En las creencias mitológicas de nuestros aborígenes, todas las cosas de la naturaleza tenían «un dueño», un espíritu que las vigilaba y cuidaba. Por eso pedían permiso para levantar piedras, cortar ramas o flores, cazar ciertos animales etc. Temían que sus dueños se enojaran y les causaran algún daño real.

Rio Limay, Patagonia

Los cerros tenían su «Nguen Mahuida» (dueño del cerro), que desde su cumbre vigilaba las plantas, animales salvajes, ríos y arroyos, para que nadie los perturbara. Vivía también en los chenques o cuevas naturales del cerro. Por eso consideraban muy peligroso el tocar las piedras de su interior, pues el dueño podía enojarse.

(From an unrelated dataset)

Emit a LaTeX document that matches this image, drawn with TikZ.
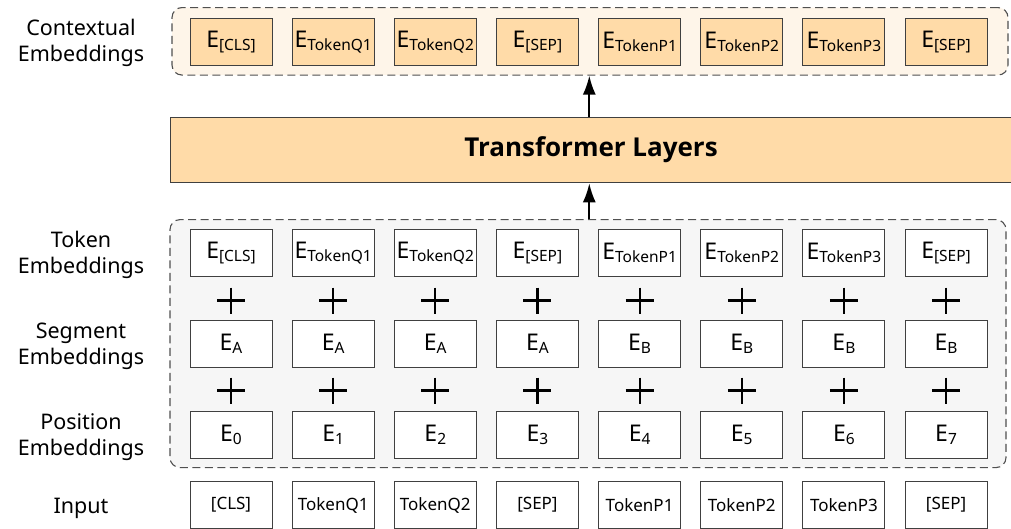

Algunos cerros eran considerados sagrados y se los denominaba «Tren Tren». La condición de sagrados les había quedado porque en ellos había sobrevivido la única pareja humana durante el diluvio. Fue la serpiente mítica «Cay Cay», dueña del mar, quien armó guerra a la serpiente «Tren Tren», amiga de los hombres. Cay Cay, inundó la tierra pora acabar con la vida en ella. Las personas corrieron entonces hacia los cerros para salvarse. Como no pudieron llegar arriba, «Tren Tren», los transformó en rocas, riscos, o en peces para que pudieran sobrevivir. Son los «huitran che cura» (gente transformada en piedra), como por ejemplo los que parecen verse en el Valle Encantado del río Limay.